Speaking of cabinety but dry matters, the Minister of State for Cabinet Affairs has been making many headlines of late. Last week, he announced that all is set for electronic voting; a move that will certainly please tens of thousands of newly naturalized islanders everywhere. Why bother to travel in or cross the causeway to cast a piece of paper for your favourite candidate, when you can do it all from the comfort of your living room anywhere. Not computer-literate? No problems, the chiefs of your tribes will be able and willing help, and may even do it for you. Just hand them your username and password.

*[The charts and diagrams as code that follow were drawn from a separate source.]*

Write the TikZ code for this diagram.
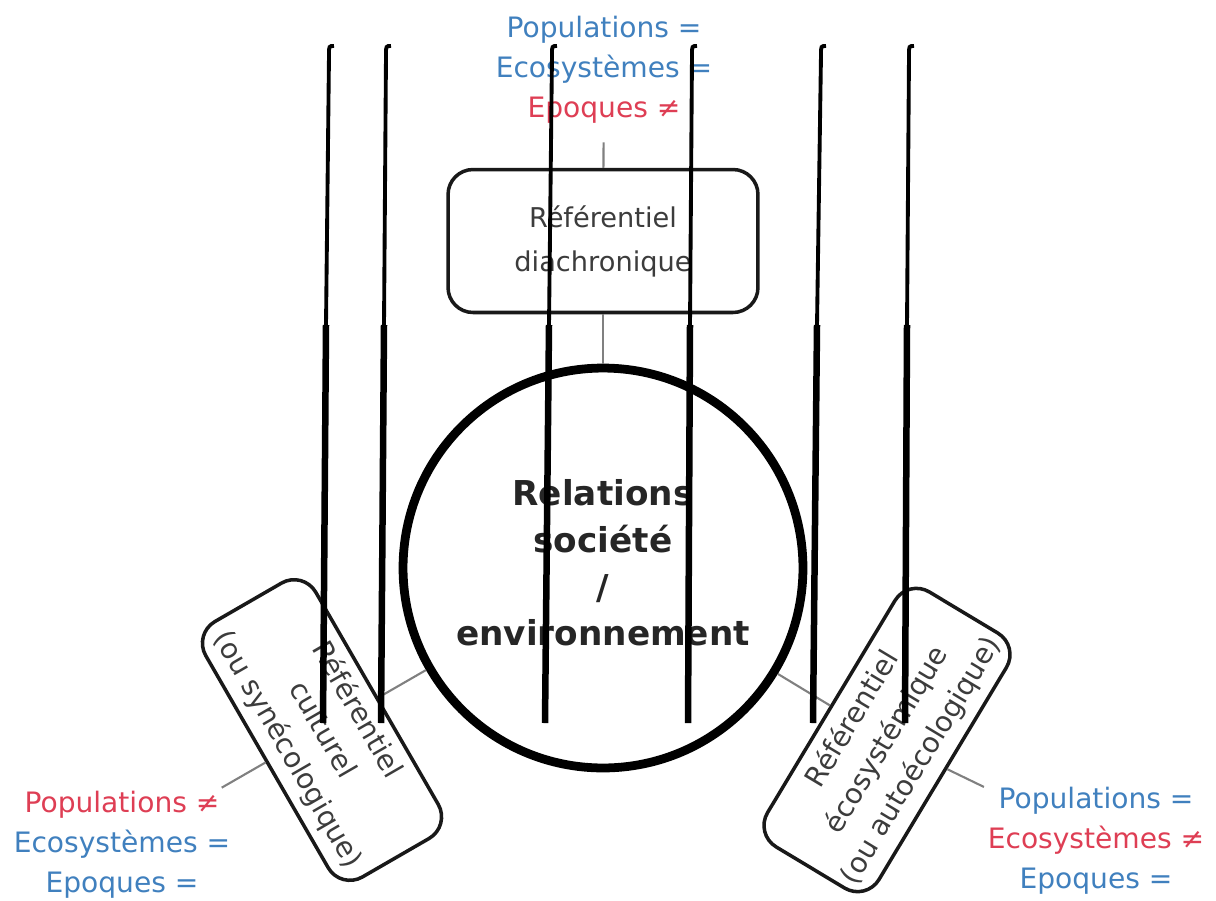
\documentclass[tikz,border=0pt]{standalone}
\usepackage{fontspec}
\setmainfont{DejaVu Sans}
\usetikzlibrary{positioning}
\definecolor{popblue}{RGB}{64,128,190}
\definecolor{popred}{RGB}{222,62,84}
\definecolor{boxtext}{RGB}{60,60,60}

\begin{document}
\begin{tikzpicture}[x=0.02cm,y=-0.02cm,
refbox/.style={draw=black!90,line width=2pt,rounded corners=0.5cm,text=boxtext,align=center,inner sep=1pt},
eqlabel/.style={align=center,font=\fontsize{16}{22.7}\selectfont,inner sep=2pt},
link/.style={draw=black!50,line width=1.2pt},
blackbar/.style={line width=#1,line cap=butt}]
\useasboundingbox (0,0) rectangle (1216,900);
% centre
\node[circle,draw=black,line width=5pt,minimum size=8cm,align=center,text=black!85,text depth=6pt,
font=\bfseries\fontsize{19.5}{26.5}\selectfont](relations)at(603,568){Relations\\société\\/\\environnement};
% referentiels
\node[refbox,minimum width=6.2cm,minimum height=2.86cm,font=\fontsize{15.5}{25}\selectfont]
(diachro)at(603,241){Référentiel\\diachronique};
\node[refbox,rotate=-60,minimum width=5.9cm,minimum height=2.54cm,font=\fontsize{16}{22.7}\selectfont]
(cultural)at(322,730){Référentiel\\culturel\\(ou synécologique)};
\node[refbox,rotate=59,minimum width=5.95cm,minimum height=2.6cm,font=\fontsize{16}{22.7}\selectfont]
(ecosys)at(887,740){Référentiel\\écosystémique\\(ou autoécologique)};
% populations / ecosystemes / epoques
\node[eqlabel](toplab)at(604,70){\textcolor{popblue}{Populations =}\\\textcolor{popblue}{Ecosystèmes =}\\\textcolor{popred}{Epoques ≠}};
\node[eqlabel](leftlab)at(122,845){\textcolor{popred}{Populations ≠}\\\textcolor{popblue}{Ecosystèmes =}\\\textcolor{popblue}{Epoques =}};
\node[eqlabel](rightlab)at(1096,841){\textcolor{popblue}{Populations =}\\\textcolor{popred}{Ecosystèmes ≠}\\\textcolor{popblue}{Epoques =}};
\draw[link,shorten <=0.3cm](toplab)--(diachro);
\draw[link](diachro)--(relations);
\draw[link](relations)--(cultural);\draw[link](cultural)--(leftlab);
\draw[link](relations)--(ecosys);\draw[link](ecosys)--(rightlab);
% black strokes over the picture
\foreach \xt/\xm/\xb in {329/326/323,386/384/381,552/549/545,692/690/688,821/817/813,909/907/905}{
\draw[blackbar=2.2pt](\xt+5,46) .. controls (\xt,46) .. (\xt,54)--(\xm,325);
\draw[blackbar=3.7pt](\xm,325)--(\xb,723);}
\end{tikzpicture}
\end{document}
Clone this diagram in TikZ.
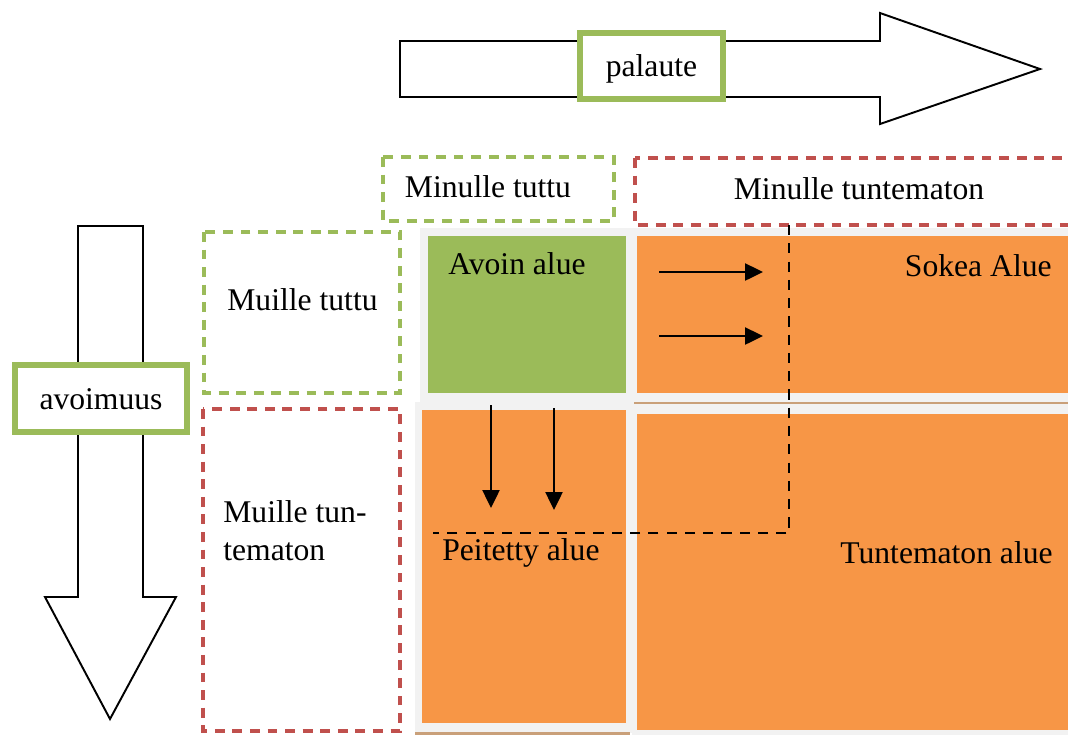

And today, he is again on first page refusing to take a no for an answer. You may recall that the Civil Service Bureau -in uncharacteristic move- decided to poll the public sector employees on shifting the weekend to Friday-Saturday instead of the current Thursday-Friday. The results are in, and 72 % of the employee preferred things as they stand now. A result berated by the Minister as reflecting sheer ignorance on the part of the employees of their better interests and the higher interest of the country. So, the honourable Minister is refusing to honour the referendum he commissioned. (The govt was muted over the result for a while until pressed over it). It may very well be the last time they come to ask for your opinion about anything.